Per-league heterogeneity
The signal showed strong heterogeneity across leagues:
- Strong positive: Ligue 1 (+28.5%), League One (+22.4%), Championship (+15.6%)
- Negative: EPL (-9.0%), Turkish Super (-20.1%)
This pattern fits the market efficiency story: the EPL and Turkish Super Lig have the deepest betting markets, where GK quality is most likely already priced in. Lower leagues (English L1/L2, Ligue 1) have thinner markets where GK quality might still be underpriced — but the sample sizes are too small to deploy league-specific filters.
What Didn't Work
- PSxG > +2.0 threshold — too broad, catches many average-good keepers
- All-market application — applying to both 1X2 and AH; the mechanism is stronger for sides than totals
- Static threshold across leagues — GK quality matters more in thin markets
What This Means
Not deployed. The filter is rejected. Our model's closing-line architecture already captures most of the GK quality information through the odds themselves.
What's Next
Worth revisiting if:
- Higher threshold (PSxG > +4) — only filter against truly elite keepers
- Combined own + opponent GK — the "backed team bad GK" effect (-4.6% ROI) might be stronger marginal
- Variance regression interaction — only apply when variance filter is also active
- League-specific deployment — thin-market leagues only (League One, Championship, Ligue 1)

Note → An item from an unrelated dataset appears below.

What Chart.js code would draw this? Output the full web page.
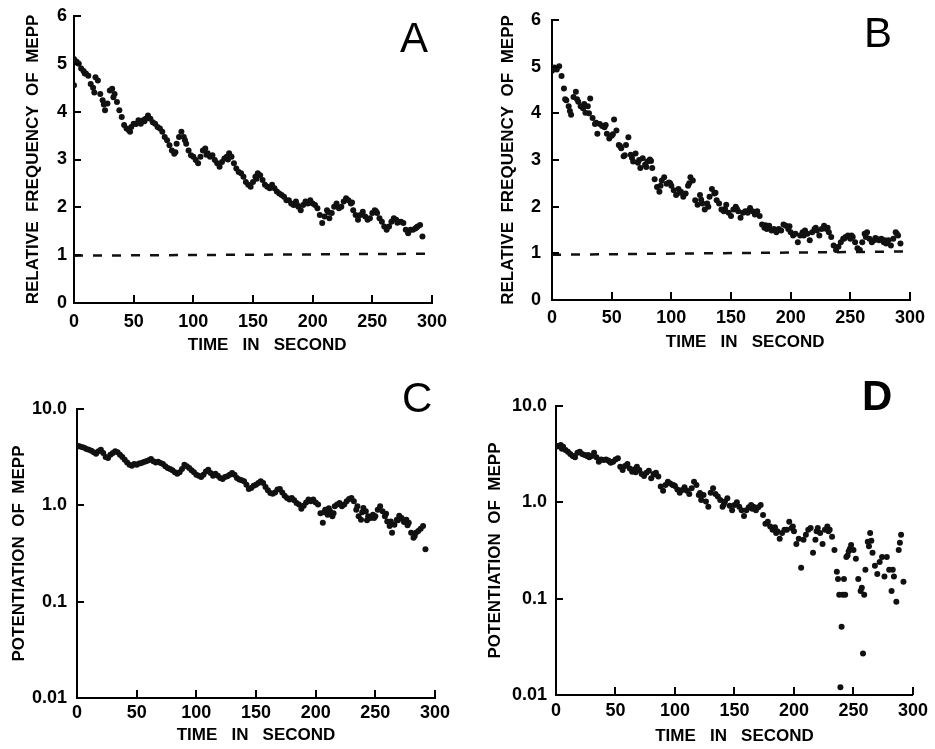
<!DOCTYPE html>
<html><head><meta charset="utf-8">
<script src="https://cdn.jsdelivr.net/npm/chart.js@4.4.1/dist/chart.umd.min.js"></script>
<style>
html,body{margin:0;padding:0;background:#fff;width:935px;height:749px;overflow:hidden;}
.panel{position:absolute;}
.panel canvas{display:block;}
.letter{position:absolute;font-family:"Liberation Sans",Arial,sans-serif;font-size:42px;line-height:42px;color:#000;}
</style></head><body>
<div class="panel" style="left:0;top:0;"><canvas id="cA" width="467" height="370"></canvas></div>
<div class="panel" style="left:467px;top:0;"><canvas id="cB" width="468" height="370"></canvas></div>
<div class="panel" style="left:0;top:370px;"><canvas id="cC" width="467" height="379"></canvas></div>
<div class="panel" style="left:467px;top:370px;"><canvas id="cD" width="468" height="379"></canvas></div>
<div class="letter" style="left:400px;top:17px;">A</div>
<div class="letter" style="left:864px;top:12px;">B</div>
<div class="letter" style="left:402px;top:377px;">C</div>
<div class="letter" style="left:862px;top:375px;font-weight:bold;">D</div>
<script>
// ---- data (time in seconds) ----
const timeSec = [0,2,4,6,8,10,12,14,16,18,20,22,24,26,28,30,32,34,36,38,40,42,44,46,48,50,52,54,56,58,60,62,64,66,68,70,72,74,76,78,80,82,84,86,88,90,92,94,96,98,100,102,104,106,108,110,112,114,116,118,120,122,124,126,128,130,132,134,136,138,140,142,144,146,148,150,152,154,156,158,160,162,164,166,168,170,172,174,176,178,180,182,184,186,188,190,192,194,196,198,200,202,204,206,208,210,212,214,216,218,220,222,224,226,228,230,232,234,236,238,240,242,244,246,248,250,252,254,256,258,260,262,264,266,268,270,272,274,276,278,280,282,284,286,288,290,292];

const freqA = [5.10,5.05,5.00,4.90,4.85,4.80,4.75,4.58,4.50,4.72,
4.65,4.37,4.24,4.03,4.17,4.44,4.48,4.37,4.20,4.03,
3.89,3.72,3.65,3.61,3.68,3.75,3.74,3.82,3.75,3.82,
3.85,3.92,3.85,3.78,3.75,3.68,3.65,3.58,3.47,3.40,
3.30,3.19,3.12,3.33,3.47,3.58,3.47,3.33,3.19,3.09,
3.06,2.99,2.92,3.06,3.19,3.23,3.13,3.06,3.09,2.99,
2.92,2.85,2.95,3.02,3.06,3.13,3.06,2.92,2.81,2.74,
2.71,2.64,2.53,2.47,2.43,2.53,2.64,2.71,2.67,2.57,
2.47,2.43,2.40,2.47,2.40,2.33,2.29,2.26,2.22,2.15,
2.15,2.08,2.05,2.12,2.01,1.94,2.05,2.12,2.08,2.15,
2.08,2.05,1.98,1.84,1.67,1.81,1.94,1.77,1.88,2.01,
2.08,1.98,2.01,2.12,2.19,2.15,2.08,1.94,1.84,1.74,
1.84,1.91,1.81,1.74,1.77,1.88,1.94,1.88,1.77,1.70,
1.60,1.53,1.60,1.70,1.77,1.74,1.70,1.70,1.67,1.53,
1.46,1.53,1.53,1.56,1.60,1.63,1.39];
const extraTimeA = [0, 3, 9, 17, 25, 33, 47, 59, 85, 93, 111, 129, 153, 187, 213, 233, 253, 271, 287];
const extraFreqA = [4.55, 5.02, 4.80, 4.40, 4.15, 4.30, 3.58, 3.80, 3.15, 3.40, 3.10, 3.00, 2.60, 2.05, 1.90, 2.10, 1.92, 1.68, 1.58];

const freqB = [4.91,4.98,4.94,5.01,4.80,4.53,4.28,4.15,3.97,4.35,
4.46,4.25,4.15,4.11,4.01,4.15,4.32,3.90,3.77,3.56,
3.77,3.73,3.70,3.56,3.46,3.52,3.87,3.63,3.32,3.25,
3.08,3.32,3.49,3.11,2.97,3.14,2.94,2.83,3.04,2.90,
2.97,3.01,2.83,2.59,2.42,2.32,2.56,2.63,2.49,2.52,
2.45,2.35,2.25,2.38,2.32,2.21,2.28,2.45,2.63,2.56,
2.14,2.04,2.25,2.07,1.94,2.07,2.21,2.38,2.28,2.14,
2.07,1.94,1.90,2.04,1.87,1.80,1.94,2.00,1.90,1.76,
1.87,1.90,1.87,1.97,1.90,1.83,1.90,1.80,1.62,1.55,
1.52,1.59,1.49,1.52,1.45,1.52,1.49,1.62,1.59,1.52,
1.45,1.38,1.42,1.24,1.38,1.45,1.49,1.42,1.28,1.45,
1.52,1.49,1.38,1.52,1.59,1.52,1.45,1.35,1.17,1.07,
1.14,1.24,1.31,1.35,1.38,1.31,1.35,1.24,1.11,1.07,
1.24,1.42,1.45,1.31,1.24,1.28,1.31,1.28,1.31,1.24,
1.21,1.28,1.17,1.31,1.45,1.38,1.21];
const extraTimeB = [11,15,21,27,31,37,45,51,57,61,67,73,79,83,91,99,107,115,125,131,137,145,155,165,179,189,199,211,221,231,245,251,263,271,279,289];
const extraFreqB = [4.30,4.05,4.30,4.20,4.00,3.80,3.75,3.55,3.30,3.10,3.05,3.00,2.85,2.98,2.45,2.50,2.30,2.50,2.15,2.00,2.30,1.95,1.95,1.92,1.60,1.50,1.58,1.38,1.55,1.55,1.32,1.38,1.35,1.33,1.28,1.42];

const potC = [4.16,4.10,4.04,3.95,3.85,3.77,3.69,3.55,3.44,3.64,
3.78,3.49,3.18,3.10,3.36,3.49,3.64,3.55,3.36,3.18,
2.98,2.79,2.64,2.58,2.69,2.64,2.71,2.75,2.82,2.87,
2.93,3.03,2.87,2.79,2.84,2.75,2.69,2.54,2.44,2.38,
2.31,2.20,2.13,2.20,2.38,2.64,2.54,2.44,2.31,2.20,
2.08,2.03,1.97,2.08,2.25,2.34,2.17,2.03,2.13,2.03,
1.92,1.88,1.97,2.00,2.08,2.17,2.08,1.92,1.85,1.82,
1.78,1.64,1.48,1.51,1.60,1.64,1.71,1.78,1.71,1.55,
1.43,1.34,1.32,1.36,1.46,1.48,1.36,1.26,1.19,1.15,
1.19,1.13,1.06,1.02,0.92,0.99,1.07,1.15,1.10,1.15,
1.07,1.02,0.83,0.66,0.90,0.80,0.87,0.77,0.98,1.02,
1.06,0.98,1.02,1.10,1.16,1.19,1.10,0.90,0.77,0.71,
0.94,0.87,0.77,0.74,0.80,0.77,0.90,0.98,0.87,0.77,
0.68,0.61,0.52,0.63,0.71,0.78,0.74,0.67,0.71,0.66,
0.52,0.46,0.52,0.54,0.57,0.61,0.35];
const extraTimeC = [207,211,215,235,239,243,249,259,263,269,277,283];
const extraPotC = [0.85,0.93,0.83,0.98,0.85,0.70,0.74,0.82,0.68,0.70,0.62,0.48];

const potD = [3.85,3.85,3.94,3.78,3.49,3.36,3.18,3.03,2.93,3.28,
3.36,3.18,3.10,3.03,2.93,3.03,3.28,2.93,2.64,2.79,
2.75,2.79,2.71,2.58,2.64,2.79,2.86,2.34,2.17,2.38,
2.50,2.25,2.08,2.20,2.34,2.17,1.97,1.88,2.03,2.13,
1.78,1.97,2.03,1.85,1.46,1.32,1.51,1.64,1.57,1.51,
1.48,1.36,1.26,1.34,1.43,1.32,1.22,1.40,1.64,1.51,
1.19,1.06,1.19,1.02,0.90,1.26,1.40,1.22,1.15,1.06,
0.90,1.02,1.10,0.92,0.83,0.94,1.00,0.90,0.83,0.72,
0.83,0.89,0.94,0.90,0.83,0.89,0.94,0.74,0.60,0.63,
0.56,0.52,0.55,0.50,0.42,0.48,0.52,0.52,0.63,0.54,
0.50,0.37,0.42,0.21,0.41,0.46,0.52,0.54,0.30,0.41,
0.54,0.48,0.37,0.52,0.56,0.52,0.44,0.32,0.19,0.11,
0.051,0.16,0.27,0.31,0.36,0.32,0.26,0.16,0.12,0.027,
0.20,0.39,0.48,0.30,0.22,0.18,0.24,0.27,0.17,0.27,
0.20,0.12,0.17,0.093,0.32,0.46,0.15];
const extraTimeD = [239,241,243,237,257,259,263,265,289,283,245,247,1,5,15,27,45,67,83,99,121,141,165,185,199,219,229];
const extraPotD = [0.012,0.11,0.11,0.16,0.13,0.11,0.35,0.40,0.38,0.20,0.28,0.33,3.80,3.60,3.00,3.10,2.65,2.05,1.95,1.50,1.25,0.95,0.86,0.48,0.56,0.50,0.50];

const refLineX = [0, 300];
const refLineA = [0.99, 1.03];
const refLineB = [0.97, 1.04];

const xTickValues = [0, 50, 100, 150, 200, 250, 300];
const linTickValues = [0, 1, 2, 3, 4, 5, 6];
const logTickValues = [0.01, 0.1, 1, 10];
const logTickLabels = ['0.01', '0.1', '1.0', '10.0'];

// ---- helpers ----
const FONT = '"Liberation Sans", Arial, Helvetica, sans-serif';
const pts = (xs, ys) => xs.map((x, i) => ({x: x, y: ys[i]}));

const inwardTicks = {
  id: 'inwardTicks',
  afterDraw(chart) {
    const {ctx, scales: {x, y}} = chart;
    ctx.save();
    ctx.strokeStyle = '#000';
    ctx.lineWidth = 2;
    ctx.beginPath();
    x.ticks.forEach((t, i) => {
      if (i === 0) return;
      const px = Math.round(x.getPixelForValue(t.value));
      ctx.moveTo(px, x.top);
      ctx.lineTo(px, x.top - 8);
    });
    y.ticks.forEach((t, i) => {
      if (i === 0) return;
      const py = Math.round(y.getPixelForValue(t.value));
      ctx.moveTo(y.right, py);
      ctx.lineTo(y.right + 7, py);
    });
    ctx.stroke();
    ctx.restore();
  }
};

function makePanel(id, o) {
  const datasets = [
    {data: pts(o.t, o.v), backgroundColor: '#111', borderColor: '#111', pointRadius: 3, pointBorderWidth: 0, showLine: false},
    {data: pts(o.et, o.ev), backgroundColor: '#111', borderColor: '#111', pointRadius: 3, pointBorderWidth: 0, showLine: false}
  ];
  if (o.ref) {
    datasets.push({data: pts(refLineX, o.ref), showLine: true, borderColor: '#111', borderWidth: 2.5,
      borderDash: [9, 10], pointRadius: 0, fill: false});
  }
  const yScale = o.log ? {
    type: 'logarithmic', min: 0.01, max: 10,
    afterBuildTicks: s => { s.ticks = logTickValues.map(v => ({value: v})); },
    ticks: {callback: (v, i) => logTickLabels[i]}
  } : {
    type: 'linear', min: 0, max: 6,
    afterBuildTicks: s => { s.ticks = linTickValues.map(v => ({value: v})); },
    ticks: {callback: v => String(v)}
  };
  Object.assign(yScale, {
    position: 'left',
    grid: {display: false, drawTicks: false},
    border: {display: true, color: '#000', width: 2},
    afterFit: s => { s.width = o.yW; },
    title: {display: true, text: o.yTitle, color: '#000',
      font: {family: FONT, size: 17, weight: 'bold', lineHeight: 1.2},
      padding: {top: o.yTitlePad, bottom: 0}}
  });
  Object.assign(yScale.ticks, {color: '#000', padding: o.yTickPad,
    font: {family: FONT, size: 18, weight: 'bold', lineHeight: 1.0}});

  new Chart(document.getElementById(id), {
    type: 'scatter',
    data: {datasets},
    options: {
      responsive: false, animation: false, devicePixelRatio: 1,
      events: [],
      layout: {padding: {left: 0, bottom: 0, top: o.padTop, right: o.padRight}},
      plugins: {legend: {display: false}, tooltip: {enabled: false}},
      scales: {
        x: {
          type: 'linear', min: 0, max: 300, position: 'bottom',
          afterBuildTicks: s => { s.ticks = xTickValues.map(v => ({value: v})); },
          grid: {display: false, drawTicks: false},
          border: {display: true, color: '#000', width: 2},
          afterFit: s => { s.height = o.xH; },
          ticks: {color: '#000', padding: o.xTickPad, maxRotation: 0,
            font: {family: FONT, size: 18, weight: 'bold', lineHeight: 1.0}},
          title: {display: true, text: o.xTitle, color: '#000',
            font: {family: FONT, size: 17, weight: 'bold', lineHeight: 1.2},
            padding: {top: 0, bottom: o.xTitlePad}}
        },
        y: yScale
      }
    },
    plugins: [inwardTicks]
  });
}

makePanel('cA', {t: timeSec, v: freqA, et: extraTimeA, ev: extraFreqA, ref: refLineA, log: false,
  yW: 74, xH: 67, padTop: 15, padRight: 35, yTickPad: 7, xTickPad: 10, yTitlePad: 23, xTitlePad: 14,
  yTitle: 'RELATIVE  FREQUENCY  OF  MEPP', xTitle: '      TIME   IN   SECOND'});
makePanel('cB', {t: timeSec, v: freqB, et: extraTimeB, ev: extraFreqB, ref: refLineB, log: false,
  yW: 85, xH: 70, padTop: 11, padRight: 25, yTickPad: 11, xTickPad: 9, yTitlePad: 31, xTitlePad: 17,
  yTitle: 'RELATIVE  FREQUENCY  OF  MEPP', xTitle: '      TIME   IN   SECOND'});
makePanel('cC', {t: timeSec, v: potC, et: extraTimeC, ev: extraPotC, ref: null, log: true,
  yW: 77, xH: 51, padTop: 39, padRight: 32, yTickPad: 10, xTickPad: 6, yTitlePad: 9, xTitlePad: 3,
  yTitle: 'POTENTIATION  OF  MEPP', xTitle: 'TIME   IN   SECOND'});
makePanel('cD', {t: timeSec, v: potD, et: extraTimeD, ev: extraPotD, ref: null, log: true,
  yW: 89, xH: 54, padTop: 36, padRight: 20, yTickPad: 9, xTickPad: 7, yTitlePad: 18, xTitlePad: 2,
  yTitle: 'POTENTIATION  OF  MEPP', xTitle: 'TIME   IN   SECOND'});
</script>
</body></html>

The walk-forward decay is the strongest evidence that markets adapted. GK PSxG data went from niche analytics to mainstream between 2022 and 2025, and closing lines now reflect it. The signal was real — it just got priced in.
Second-look candidates: higher threshold (PSxG > +4 for truly elite keepers only), combined own+opponent GK filter, or league-specific thin-market deployment where closing lines are less efficient (League One, Championship, Ligue 1 all showed positive effects).
The GK data expansion (4 to 22 leagues, 67 files) is valuable infrastructure regardless of this signal's outcome.